Notable change in shareholding

Privi has a large share of promoter holding of 74.02 percent as of FY22. That said, its shareholding pattern had changed significantly from FY21. Foreign promoters’ holding—held with Fih Mauritius Investments and Fih Private Investments—had plunged and Indian promoters’ shareholding nearly tripled.

Change in promoter shareholding

In public shareholding, institutional investors raised their shareholding by 1.6 percent YoY to 4.16 percent over the same period while non-institutional investors reduced it by 1.59 percent to 21.79 percent.

Why did the profits fall?

In the third quarter earnings call, the company’s management said the profit margins were affected by the cost of inputs such as coal and freight, and added that these concerns should ease in the coming quarters.

Coal costs shot through the roof following the Russia-Ukraine war and the ban on coal exports in Indonesia, said the senior executives of the company. But with Europe arranging for alternative gas supplies and Indonesia lifting the coal ban, things are already looking up, they added. Freight costs have been moderating since December and that trend has sustained in January too, they said.

The company has also managed to add a rider in client contracts that freight costs will be reviewed and updated quarterly.

The management is also expecting the profit to recover on healthy sales of the two new products—galax-musk and camphor—which they believe will drive up volumes by 13-17 percent in CY23 and CY24. With all of this, the management expects the Ebitda margin to hit 16-18 percent again by FY24.

What are the risks involved?

During the conference call, some of the concerns raised were poor communication from the management’s side, increasing competition from China, and the surge in finance and depreciation costs in the quarter.

Also read: Earnings cheer, renewable biz prospects spur interest in Torrent Power

In the call, investors repeatedly raised the issue about the management’s lack of communication with them and for being out of contact for nearly 10 months.
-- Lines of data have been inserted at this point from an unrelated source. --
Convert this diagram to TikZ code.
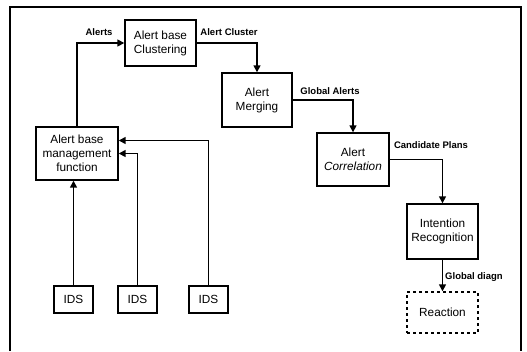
\documentclass[tikz,border=0pt]{standalone}
\usepackage{fontspec}
\setmainfont{Liberation Sans}
\usetikzlibrary{arrows.meta}
\begin{document}
\begin{tikzpicture}[x=1pt,y=-1pt,
  box/.style={draw,line width=1.4pt,align=center,inner sep=0pt,font=\fontsize{11.8}{14}\selectfont},
  lbl/.style={font=\fontsize{9.5}{11}\selectfont\bfseries,inner sep=0pt},
  conn/.style={line width=1.5pt,-{Triangle[length=7pt,width=7pt]}},
  frm/.style={line width=1.2pt}]
\useasboundingbox (0,0) rectangle (527,351);
\draw[frm] (10,351) -- (10,7) -- (521,7) -- (521,351);
\node[box,minimum width=71pt,minimum height=46pt] (clust) at (160.5,43) {Alert base\\Clustering};
\node[box,minimum width=70pt,minimum height=54pt] (merg) at (257,100) {Alert\\Merging};
\node[box,minimum width=72pt,minimum height=53pt] (corr) at (353,159.5) {Alert\\\textit{Correlation}};
\node[box,minimum width=71pt,minimum height=55pt] (intn) at (442.5,231.5) {Intention\\Recognition};
\node[box,dashed,minimum width=71pt,minimum height=41pt] (react) at (442.5,312.5) {Reaction};
\node[box,minimum width=82pt,minimum height=53pt] (mgmt) at (77,153.5) {Alert base\\management\\function};
\node[box,minimum width=39pt,minimum height=27pt] (ids1) at (73.5,299.5) {IDS};
\node[box,minimum width=39pt,minimum height=27pt] (ids2) at (137.5,299.5) {IDS};
\node[box,minimum width=39pt,minimum height=27pt] (ids3) at (208.5,299.5) {IDS};
\draw[conn] (mgmt.north) |- (clust.west);
\draw[conn] (clust.east) -| (merg.north);
\draw[conn] (merg.east) -| (corr.north);
\draw[conn] (corr.east) -| (intn.north);
\draw[conn] (intn.south) -- (react.north);
\draw[conn] (ids1.north) -- (ids1.north |- mgmt.south);
\draw[conn] (ids2.north) |- (mgmt.east);
\draw[conn] (ids3.north) |- ([yshift=13pt]mgmt.east);
\node[lbl] (l1) at (99,32) {Alerts};
\node[lbl] (l2) at (229,32) {Alert Cluster};
\node[lbl] (l3) at (330,91) {Global Alerts};
\node[lbl] (l4) at (431,145) {Candidate Plans};
\node[lbl] (l5) at (474,277) {Global diagn};
\end{tikzpicture}
\end{document}
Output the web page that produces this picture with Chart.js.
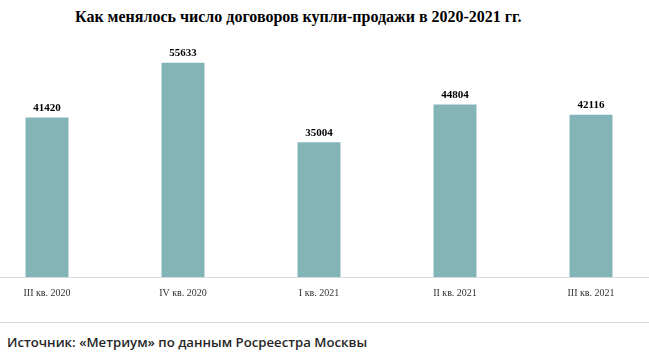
<!DOCTYPE html>
<html><head><meta charset="utf-8">
<script src="https://cdn.jsdelivr.net/npm/chart.js@4/dist/chart.umd.min.js"></script>
<style>
html,body{margin:0;padding:0;background:#fff;width:649px;height:357px;overflow:hidden;position:relative}
#title{position:absolute;left:75px;top:8px;font:bold 16px "Liberation Serif","Times New Roman",serif;color:#000;white-space:nowrap}
#wrap{position:absolute;left:-21px;top:0;width:680px;height:320px}
#sep{position:absolute;left:0;top:322px;width:649px;height:1px;background:#d9d9d9}
#src{position:absolute;left:7px;top:333px;font:600 13.2px "Open Sans",sans-serif;color:#262626;white-space:nowrap}
</style></head>
<body>
<div id="title">Как менялось число договоров купли-продажи в 2020-2021 гг.</div>
<div id="wrap"><canvas id="c"></canvas></div>
<div id="sep"></div>
<div id="src">Источник: «Метриум» по данным Росреестра Москвы</div>
<script>
const categories = ["III кв. 2020", "IV кв. 2020", "I кв. 2021", "II кв. 2021", "III кв. 2021"];
const contracts = [41420, 55633, 35004, 44804, 42116];

const labelPlugin = {
  id: 'valueLabels',
  afterDatasetsDraw(chart) {
    const ctx = chart.ctx;
    const meta = chart.getDatasetMeta(0);
    ctx.save();
    ctx.font = 'bold 11px "Liberation Serif", serif';
    ctx.fillStyle = '#000';
    ctx.textAlign = 'center';
    ctx.textBaseline = 'bottom';
    meta.data.forEach((bar, i) => {
      ctx.fillText(String(contracts[i]), bar.x, bar.y - 4);
    });
    ctx.restore();
  }
};

new Chart(document.getElementById('c'), {
  type: 'bar',
  data: {
    labels: categories,
    datasets: [{
      data: contracts,
      backgroundColor: '#83b4b8',
      borderWidth: 0,
      categoryPercentage: 1,
      barPercentage: 0.316
    }]
  },
  options: {
    responsive: true,
    maintainAspectRatio: false,
    animation: false,
    layout: { padding: { top: 46, left: 0, right: 0, bottom: 0 } },
    plugins: { legend: { display: false }, tooltip: { enabled: false }, title: { display: false } },
    scales: {
      x: {
        grid: { display: false, drawTicks: false },
        border: { display: true, color: '#d9d9d9', width: 1 },
        ticks: { padding: 10, color: '#333333', font: { family: '"Liberation Serif", serif', size: 10 } },
        afterFit(scale) { scale.height = 43; }
      },
      y: {
        display: false,
        min: 0,
        max: 60000
      }
    }
  },
  plugins: [labelPlugin]
});
</script>
</body></html>
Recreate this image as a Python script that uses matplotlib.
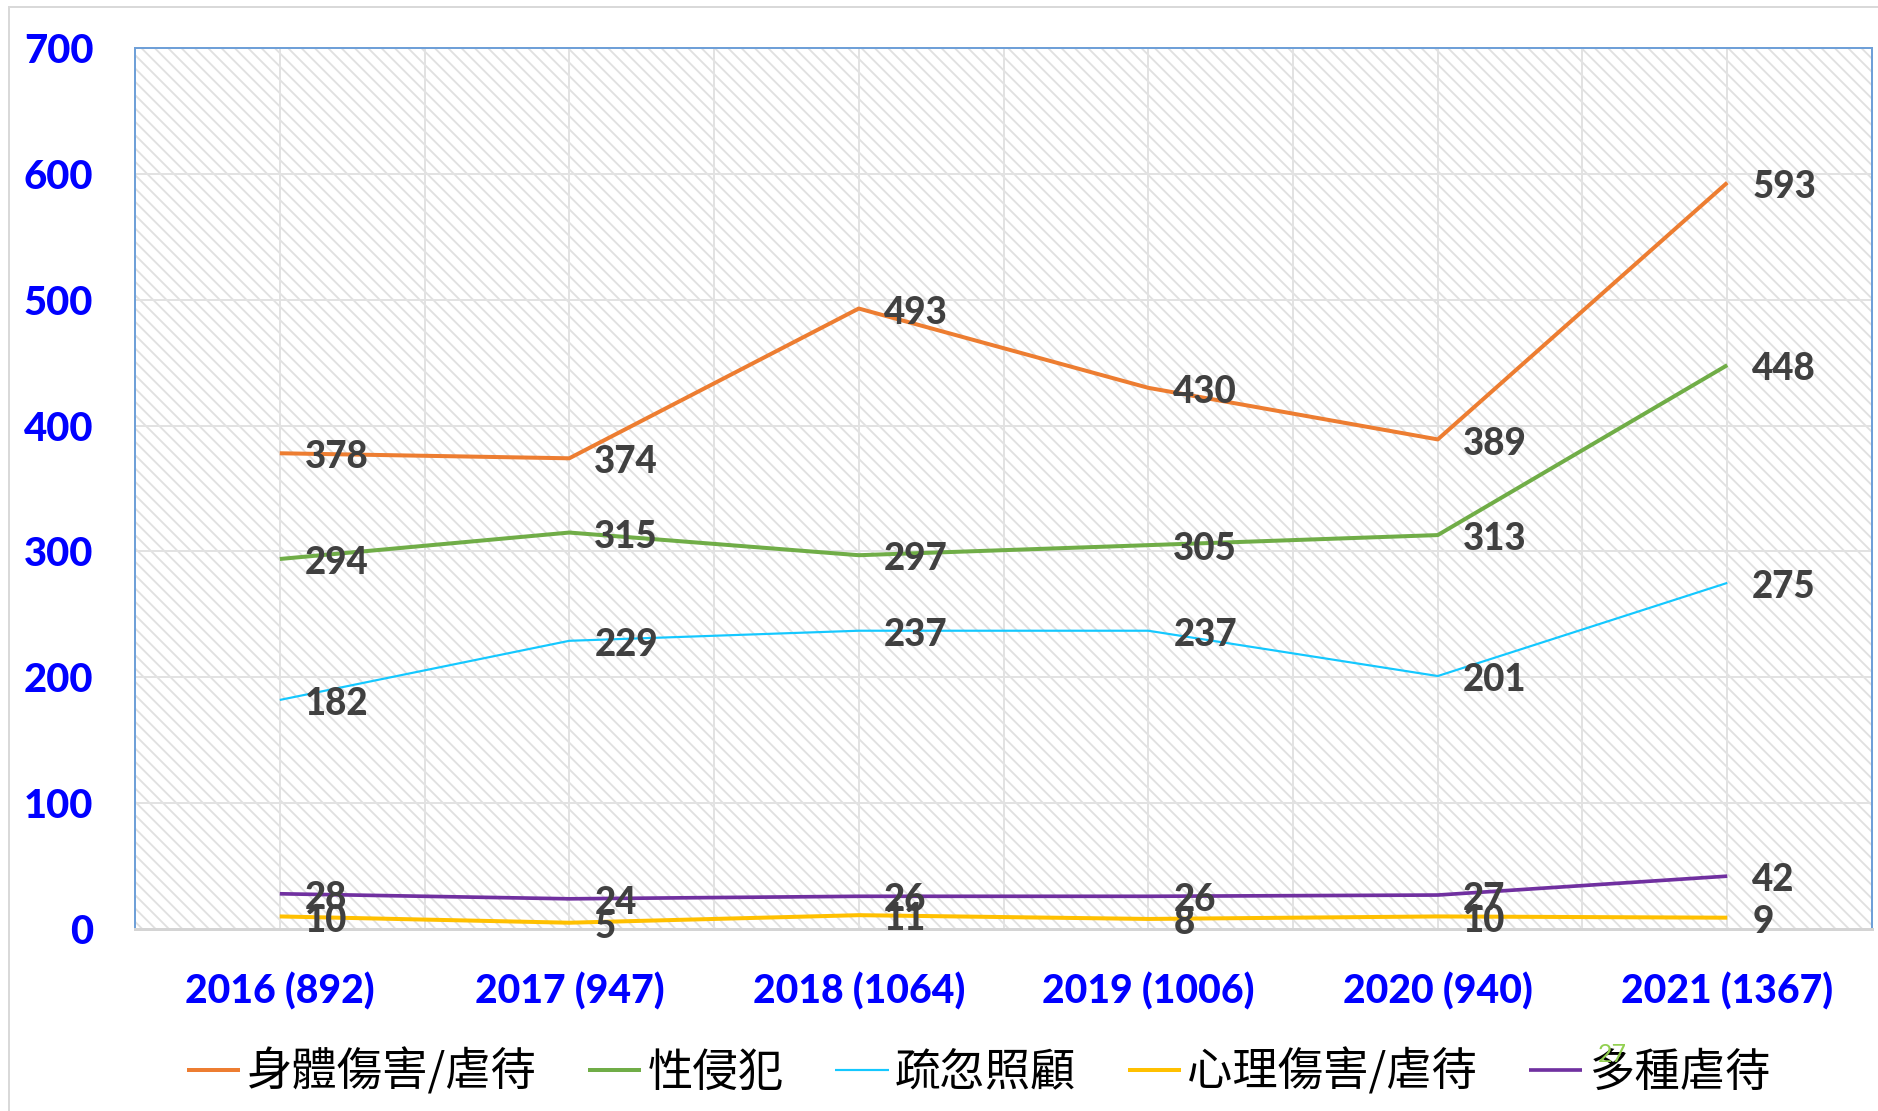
import matplotlib
matplotlib.use("Agg")
import matplotlib.pyplot as plt
from matplotlib.patches import Rectangle
import numpy as np

# categories along the x axis (year and total cases)
years = ["2016 (892)", "2017 (947)", "2018 (1064)", "2019 (1006)", "2020 (940)", "2021 (1367)"]

# one list per type of abuse
series_names = ["身體傷害/虐待", "性侵犯", "疏忽照顧", "心理傷害/虐待", "多種虐待"]
physical = [378, 374, 493, 430, 389, 593]
sexual = [294, 315, 297, 305, 313, 448]
neglect = [182, 229, 237, 237, 201, 275]
psychological = [10, 5, 11, 8, 10, 9]
multiple = [28, 24, 26, 26, 27, 42]

colors = ["#ED7D31", "#70AD47", "#14C8FF", "#FFC000", "#7030A0"]
widths = [2.4, 2.4, 1.3, 2.4, 2.2]

cjk = ["Noto Sans CJK TC", "DejaVu Sans"]

DPI = 120
fig = plt.figure(figsize=(1878 / DPI, 1111 / DPI), dpi=DPI)
ax = fig.add_axes([0.0719, 0.1638, 0.9968 - 0.0719, 0.9568 - 0.1638])

# light gray frame round the whole chart
fig.patches.append(Rectangle((9 / 1878, -0.02), 1.05, 1 - 7 / 1111 + 0.02,
                             transform=fig.transFigure, fill=False,
                             edgecolor="#d9d9d9", linewidth=1.2, zorder=0))

# diagonal stripe fill of the plot area
plt.rcParams["hatch.linewidth"] = 1.1
ax.add_patch(Rectangle((0, 0), 1, 1, transform=ax.transAxes, facecolor="white",
                       edgecolor="#e0e0e0", hatch="\\\\\\", linewidth=0, zorder=0))

x = np.arange(len(years))
all_series = [physical, sexual, neglect, psychological, multiple]
for name, vals, c, lw in zip(series_names, all_series, colors, widths):
    ax.plot(x, vals, color=c, linewidth=lw, label=name, zorder=3,
            solid_capstyle="butt")
    for xi, v in zip(x, vals):
        ax.annotate(str(v), (xi, v), xytext=(15, -2.5), textcoords="offset points",
                    ha="left", va="center", fontsize=22, fontweight=900,
                    family="Lato", color="#404040", zorder=4)

ax.set_xlim(-0.5, len(years) - 0.5)
ax.set_ylim(0, 700)
ax.set_yticks(np.arange(0, 701, 100))
ax.set_xticks(x)
ax.set_xticks(x[:-1] + 0.5, minor=True)
ax.set_xticklabels(years)

for lab in ax.get_xticklabels() + ax.get_yticklabels():
    lab.set_family("Lato")
    lab.set_fontweight(900)
    lab.set_color("#0000FF")
for lab in ax.get_xticklabels():
    lab.set_fontsize(23.5)
for lab in ax.get_yticklabels():
    lab.set_fontsize(24)

ax.tick_params(axis="both", which="both", length=0)
ax.tick_params(axis="y", pad=25)
ax.tick_params(axis="x", pad=26)

ax.grid(True, which="both", color="#e2e2e2", linewidth=1.2, zorder=1)
ax.set_axisbelow(True)

for side in ["left", "top", "right"]:
    ax.spines[side].set_color("#6FA0D8")
    ax.spines[side].set_linewidth(1.2)
ax.spines["bottom"].set_color("#d4d4d4")
ax.spines["bottom"].set_linewidth(1.8)

leg = fig.legend(loc="center", bbox_to_anchor=(0.521, 1 - 1072 / 1111), ncol=5,
                 frameon=False, handlelength=1.18, handletextpad=0.14,
                 columnspacing=1.13, borderpad=0,
                 prop={"family": cjk, "size": 27.2})
leg.set_zorder(5)

# small stray label sitting on the last legend entry
fig.text(1612 / 1878, 1 - 1054 / 1111, "27", color="#92D050", fontsize=15,
         family="Lato", ha="center", va="center", zorder=10)

fig.savefig("out.png", dpi=DPI)
plt.close()
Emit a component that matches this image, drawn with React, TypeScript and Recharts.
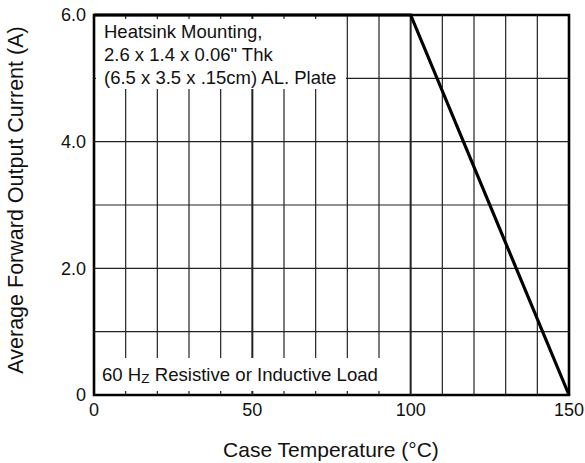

The management acknowledged the concern and said the break in communications was due to personal troubles faced by a senior executive and that the communication breakdown would not be repeated.

On increasing competition from China, the management said that it definitely is a risk in the spot markets but added that they depend on decades-long relationships with global MNCs for their volumes and that the MNCs themselves would prefer to work with companies that follow ethical norms and environment-friendly practices.

CST and GTO are two variants of raw materials used in the manufacture of pinene chemicals. While CST is procured through long-term contracts with paper-pulp manufacturers, GTO is bought in the spot market. According to Privi’s management, the company has managed to procure CST contracts and has the ability to refine it, which no Chinese or Indian manufacturer has. The only players which can refine it are in the US and European regions.

The weight of the financing and depreciation costs came in from capitalising plants for the two new products and revenues still not kicking in, according to the management. They will continue to be a drag on the bottomline in the March quarter and more so in the June quarter because the capitalising of Rs 120 crore will be done before March. But operating leverage from the new investments will also start to see “vast improvement” in the June quarter, particularly with camphor’s demand shooting up during the festive season that runs from April to December.

The stock was trading at Rs 1,087, which was 2.47 per cent lower than its previous close, on March 10 on BSE.